## TASK DESCRIPTION
Write out each line that follows exactly as it stands, without the pictures.

## GIVEN DATA
((

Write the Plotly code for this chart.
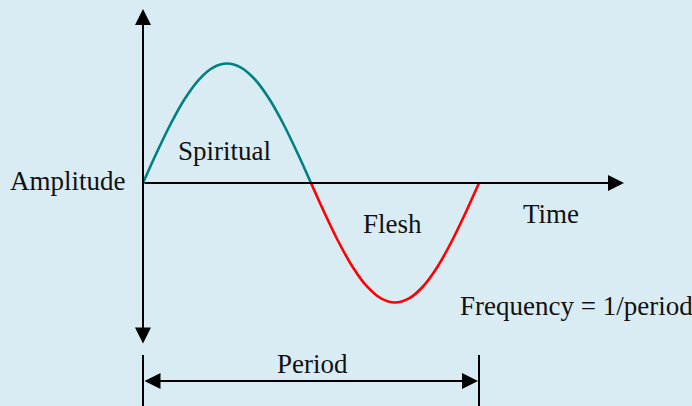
import plotly.graph_objects as go

# ---- data (one period of the wave; time in periods, amplitude normalised) ----
time_upper = [0, 1/24, 2/24, 3/24, 4/24, 5/24, 6/24, 7/24, 8/24, 9/24, 10/24, 11/24, 12/24]
amp_upper = [0, 0.259, 0.5, 0.707, 0.866, 0.966, 1.0, 0.966, 0.866, 0.707, 0.5, 0.259, 0]
time_lower = [12/24, 13/24, 14/24, 15/24, 16/24, 17/24, 18/24, 19/24, 20/24, 21/24, 22/24, 23/24, 1]
amp_lower = [0, -0.259, -0.5, -0.707, -0.866, -0.966, -1.0, -0.966, -0.866, -0.707, -0.5, -0.259, 0]
labels = ["Spiritual", "Flesh", "Amplitude", "Time", "Frequency = 1/period", "Period"]

# ---- layout helpers: pixel -> data ----
X0, XS = 143.0, 336.0   # pixel x of t=0, pixels per period
Y0, YS = 183.0, 119.5   # pixel y of amplitude 0, pixels per unit amplitude
W, H = 692, 406


def tx(px):
    return (px - X0) / XS


def ay_(py):
    return (Y0 - py) / YS


FONT = dict(family="Liberation Serif, Times New Roman, serif", size=27, color="#111111")

fig = go.Figure()
fig.add_trace(go.Scatter(x=time_upper, y=amp_upper, mode="lines",
                         line=dict(color="#008080", width=2.6, shape="spline"),
                         hoverinfo="skip", showlegend=False))
fig.add_trace(go.Scatter(x=time_lower, y=amp_lower, mode="lines",
                         line=dict(color="#ff0000", width=2.6, shape="spline"),
                         hoverinfo="skip", showlegend=False))

annotations = []
# text labels
text_pos = [(224, 151), (392, 224), (68, 181), (551, 214), (576, 306), (312, 364)]
for lab, (px, py) in zip(labels, text_pos):
    annotations.append(dict(x=tx(px), y=ay_(py), xref="x", yref="y", text=lab,
                            showarrow=False, font=FONT, xanchor="center", yanchor="middle"))


def arrow(x1, y1, x2, y2, both=False):
    return dict(x=tx(x2), y=ay_(y2), ax=tx(x1), ay=ay_(y1), xref="x", yref="y",
                axref="x", ayref="y", text="", showarrow=True, arrowhead=2,
                arrowsize=1.6, arrowwidth=2, arrowcolor="#000000",
                arrowside="end+start" if both else "end", standoff=0, startstandoff=0)


# vertical amplitude axis (both ends)
annotations.append(arrow(143, 345, 143, 9, both=True))
# horizontal time axis
annotations.append(arrow(143, 183, 624, 183))
# period dimension arrow
annotations.append(arrow(143, 381, 478, 381, both=True))

shapes = []
for px in (143, 479):
    shapes.append(dict(type="line", xref="x", yref="y", x0=tx(px), x1=tx(px),
                       y0=ay_(355), y1=ay_(406), line=dict(color="#000000", width=2)))

fig.update_layout(
    width=W, height=H,
    margin=dict(l=0, r=0, t=0, b=0),
    paper_bgcolor="#daecf3", plot_bgcolor="#daecf3",
    xaxis=dict(range=[tx(0), tx(W)], visible=False, fixedrange=True),
    yaxis=dict(range=[ay_(H), ay_(0)], visible=False, fixedrange=True),
    annotations=annotations, shapes=shapes,
    showlegend=False,
)

fig.write_html("out.html", config={"displayModeBar": False},
               post_script="document.body.style.margin='0';document.body.style.background='#daecf3';")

))

## PROBLEM SOLUTION
Write the Plotly code for this chart.
import plotly.graph_objects as go

# ---- data (one period of the wave; time in periods, amplitude normalised) ----
time_upper = [0, 1/24, 2/24, 3/24, 4/24, 5/24, 6/24, 7/24, 8/24, 9/24, 10/24, 11/24, 12/24]
amp_upper = [0, 0.259, 0.5, 0.707, 0.866, 0.966, 1.0, 0.966, 0.866, 0.707, 0.5, 0.259, 0]
time_lower = [12/24, 13/24, 14/24, 15/24, 16/24, 17/24, 18/24, 19/24, 20/24, 21/24, 22/24, 23/24, 1]
amp_lower = [0, -0.259, -0.5, -0.707, -0.866, -0.966, -1.0, -0.966, -0.866, -0.707, -0.5, -0.259, 0]
labels = ["Spiritual", "Flesh", "Amplitude", "Time", "Frequency = 1/period", "Period"]

# ---- layout helpers: pixel -> data ----
X0, XS = 143.0, 336.0   # pixel x of t=0, pixels per period
Y0, YS = 183.0, 119.5   # pixel y of amplitude 0, pixels per unit amplitude
W, H = 692, 406


def tx(px):
    return (px - X0) / XS


def ay_(py):
    return (Y0 - py) / YS


FONT = dict(family="Liberation Serif, Times New Roman, serif", size=27, color="#111111")

fig = go.Figure()
fig.add_trace(go.Scatter(x=time_upper, y=amp_upper, mode="lines",
                         line=dict(color="#008080", width=2.6, shape="spline"),
                         hoverinfo="skip", showlegend=False))
fig.add_trace(go.Scatter(x=time_lower, y=amp_lower, mode="lines",
                         line=dict(color="#ff0000", width=2.6, shape="spline"),
                         hoverinfo="skip", showlegend=False))

annotations = []
# text labels
text_pos = [(224, 151), (392, 224), (68, 181), (551, 214), (576, 306), (312, 364)]
for lab, (px, py) in zip(labels, text_pos):
    annotations.append(dict(x=tx(px), y=ay_(py), xref="x", yref="y", text=lab,
                            showarrow=False, font=FONT, xanchor="center", yanchor="middle"))


def arrow(x1, y1, x2, y2, both=False):
    return dict(x=tx(x2), y=ay_(y2), ax=tx(x1), ay=ay_(y1), xref="x", yref="y",
                axref="x", ayref="y", text="", showarrow=True, arrowhead=2,
                arrowsize=1.6, arrowwidth=2, arrowcolor="#000000",
                arrowside="end+start" if both else "end", standoff=0, startstandoff=0)


# vertical amplitude axis (both ends)
annotations.append(arrow(143, 345, 143, 9, both=True))
# horizontal time axis
annotations.append(arrow(143, 183, 624, 183))
# period dimension arrow
annotations.append(arrow(143, 381, 478, 381, both=True))

shapes = []
for px in (143, 479):
    shapes.append(dict(type="line", xref="x", yref="y", x0=tx(px), x1=tx(px),
                       y0=ay_(355), y1=ay_(406), line=dict(color="#000000", width=2)))

fig.update_layout(
    width=W, height=H,
    margin=dict(l=0, r=0, t=0, b=0),
    paper_bgcolor="#daecf3", plot_bgcolor="#daecf3",
    xaxis=dict(range=[tx(0), tx(W)], visible=False, fixedrange=True),
    yaxis=dict(range=[ay_(H), ay_(0)], visible=False, fixedrange=True),
    annotations=annotations, shapes=shapes,
    showlegend=False,
)

fig.write_html("out.html", config={"displayModeBar": False},
               post_script="document.body.style.margin='0';document.body.style.background='#daecf3';")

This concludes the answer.